··· Data shown

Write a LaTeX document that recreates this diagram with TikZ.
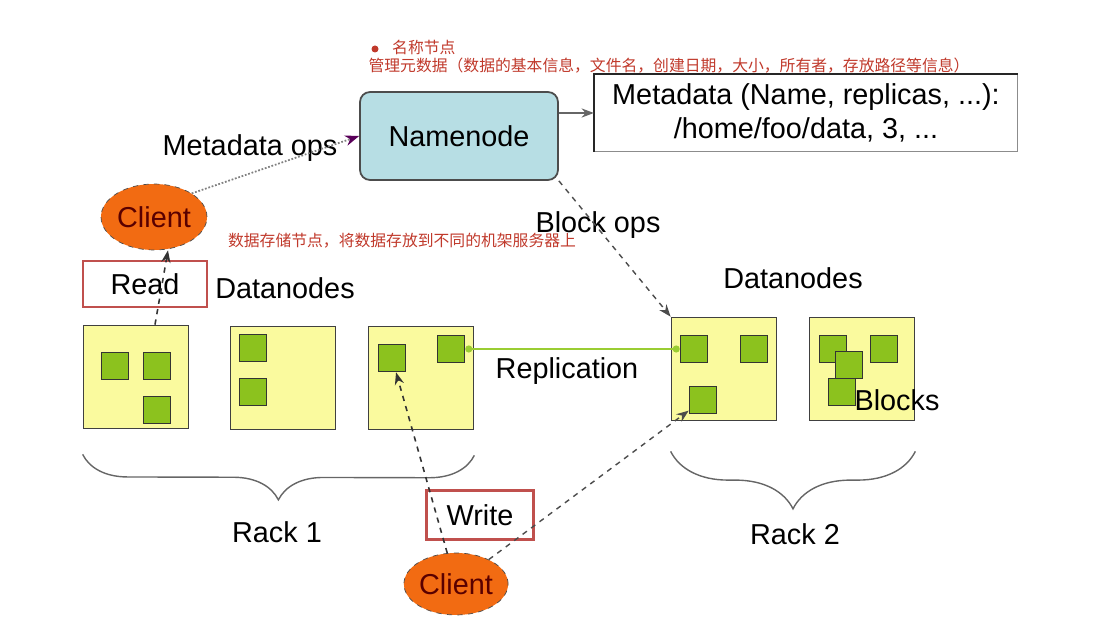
\documentclass[tikz,border=0pt]{standalone}
\usepackage{fontspec}
\setmainfont{Liberation Sans}
\newfontfamily\cjk{Noto Sans CJK SC}
\usetikzlibrary{shapes.geometric,positioning,arrows.meta,decorations.pathreplacing}
\definecolor{nnblue}{HTML}{B7DEE4}
\definecolor{clorange}{HTML}{F26B12}
\definecolor{dnyellow}{HTML}{FAFA9E}
\definecolor{blkgreen}{HTML}{8CC21E}
\definecolor{replgreen}{HTML}{9ACD32}
\definecolor{boxred}{HTML}{C0504D}
\definecolor{notered}{HTML}{C0392B}

\begin{document}
\begin{tikzpicture}[x=0.02cm,y=-0.02cm,>={Stealth[length=7pt]},
   font=\fontsize{16.4}{19}\selectfont,
   dnode/.style={draw=black!75,line width=1pt,fill=dnyellow,minimum width=2.1cm,minimum height=2.06cm},
   blk/.style={draw=black!80,line width=0.9pt,fill=blkgreen,minimum size=0.54cm,inner sep=0pt},
   client/.style={ellipse,draw=black!70,dashed,fill=clorange,text=red!35!black,inner sep=0pt},
   redbox/.style={draw=boxred,line width=1.5pt},
   note/.style={text=notered,font=\cjk\fontsize{9}{11}\selectfont},
   rack/.style={decorate,decoration={brace,mirror,amplitude=#1},draw=black!60,line width=0.8pt}]
   \useasboundingbox (0,0) rectangle (1093,631);

   % namenode and its metadata
   \node[draw=black!70,line width=1pt,fill=nnblue,rounded corners=0.2cm,
         minimum width=3.96cm,minimum height=1.76cm] (nn) at (459,136) {Namenode};
   \node[draw=black!45,line width=0.8pt,align=center,
         minimum width=8.46cm,minimum height=1.54cm] (meta) at (806,113)
         {Metadata (Name, replicas, ...):\\/home/foo/data, 3, ...};
   \draw[line width=1.2pt,black!85] (meta.south west) -- (meta.north west) -- (meta.north east);

   % clients
   \node[client,minimum width=2.12cm,minimum height=1.32cm] (c1) at (154,217) {Client};
   \node[client,minimum width=2.08cm,minimum height=1.24cm] (c2) at (456,584) {Client};

   % datanodes
   \node[dnode] (dn1) at (136,377) {};
   \node[dnode] (dn2) at (283,378) {};
   \node[dnode] (dn3) at (421,378) {};
   \node[dnode] (dn4) at (724,369) {};
   \node[dnode] (dn5) at (862,369) {};

   % blocks
   \node[blk] (b11) at (115,366) {};
   \node[blk] (b12) at (157,366) {};
   \node[blk] (b13) at (157,410) {};
   \node[blk] (b21) at (253,348) {};
   \node[blk] (b22) at (253,392) {};
   \node[blk] (b31) at (392,358) {};
   \node[blk] (b32) at (451,349) {};
   \node[blk] (b41) at (694,349) {};
   \node[blk] (b42) at (754,349) {};
   \node[blk] (b43) at (703,400) {};
   \node[blk] (b51) at (833,349) {};
   \node[blk] (b52) at (884,349) {};
   \node[blk] (b53) at (849,365) {};
   \node[blk] (b54) at (842,392) {};

   % labels
   \node (dl1) at (285,288) {Datanodes};
   \node (dl2) at (793,278) {Datanodes};
   \node (mops) at (250,148) {Metadata ops};
   \node (bops) at (598,225) {Block ops};
   \node (repl) at (567,371) {Replication};
   \node (blks) at (897,400) {Blocks};
   \node[redbox,minimum width=2.48cm,minimum height=0.92cm] (rd) at (145,284) {Read};
   \node[redbox,minimum width=2.14cm,minimum height=0.98cm] (wr) at (480,515) {Write};

   % racks
   \draw[rack=0.9cm] ([yshift=-0.5cm]dn1.south west) -- ([yshift=-0.5cm]dn3.south east);
   \draw[rack=1.15cm] ([yshift=-0.6cm]dn4.south west) -- ([yshift=-0.6cm]dn5.south east);
   \node (r1) at (277,532) {Rack 1};
   \node (r2) at (795,534) {Rack 2};

   % notes
   \fill[notered] (375,49) circle (0.07cm);
   \node[note,anchor=west] (nt1) at (386,47) {名称节点};
   \node[note] (nt2) at (669,66) {管理元数据（数据的基本信息，文件名，创建日期，大小，所有者，存放路径等信息）};
   \node[note] (nt3) at (402,241) {数据存储节点，将数据存放到不同的机架服务器上};

   \path[->]
    (nn.east |- meta.west) edge [black!60,line width=0.8pt] (meta.west)
    (c1.north east) edge [densely dotted,gray,line width=1pt,
                         -{Stealth[length=8pt,color=violet!70!black]}] (nn.west)
    (nn.south east) edge [dashed,black!70,line width=0.8pt] (dn4.north west)
    ([xshift=0.38cm]dn1.north) edge [dashed,black!80,line width=0.9pt] ([xshift=0.28cm]c1.south)
    (c2) edge [dashed,black!80,line width=0.9pt] (b31)
         edge [dashed,black!70,line width=0.8pt] (b43);
   \path (b32.east) edge [replgreen,line width=1.2pt,
                          {Circle[length=4pt]}-{Circle[length=4pt]}] (b41.west);
\end{tikzpicture}
\end{document}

······

• [Task description] Omitting all pictures, restate exactly the lines of the material from its start through the line that contains "-- (meta.north east);".

• [Response below]
Write a LaTeX document that recreates this diagram with TikZ.
\documentclass[tikz,border=0pt]{standalone}
\usepackage{fontspec}
\setmainfont{Liberation Sans}
\newfontfamily\cjk{Noto Sans CJK SC}
\usetikzlibrary{shapes.geometric,positioning,arrows.meta,decorations.pathreplacing}
\definecolor{nnblue}{HTML}{B7DEE4}
\definecolor{clorange}{HTML}{F26B12}
\definecolor{dnyellow}{HTML}{FAFA9E}
\definecolor{blkgreen}{HTML}{8CC21E}
\definecolor{replgreen}{HTML}{9ACD32}
\definecolor{boxred}{HTML}{C0504D}
\definecolor{notered}{HTML}{C0392B}

\begin{document}
\begin{tikzpicture}[x=0.02cm,y=-0.02cm,>={Stealth[length=7pt]},
   font=\fontsize{16.4}{19}\selectfont,
   dnode/.style={draw=black!75,line width=1pt,fill=dnyellow,minimum width=2.1cm,minimum height=2.06cm},
   blk/.style={draw=black!80,line width=0.9pt,fill=blkgreen,minimum size=0.54cm,inner sep=0pt},
   client/.style={ellipse,draw=black!70,dashed,fill=clorange,text=red!35!black,inner sep=0pt},
   redbox/.style={draw=boxred,line width=1.5pt},
   note/.style={text=notered,font=\cjk\fontsize{9}{11}\selectfont},
   rack/.style={decorate,decoration={brace,mirror,amplitude=#1},draw=black!60,line width=0.8pt}]
   \useasboundingbox (0,0) rectangle (1093,631);

   % namenode and its metadata
   \node[draw=black!70,line width=1pt,fill=nnblue,rounded corners=0.2cm,
         minimum width=3.96cm,minimum height=1.76cm] (nn) at (459,136) {Namenode};
   \node[draw=black!45,line width=0.8pt,align=center,
         minimum width=8.46cm,minimum height=1.54cm] (meta) at (806,113)
         {Metadata (Name, replicas, ...):\\/home/foo/data, 3, ...};
   \draw[line width=1.2pt,black!85] (meta.south west) -- (meta.north west) -- (meta.north east);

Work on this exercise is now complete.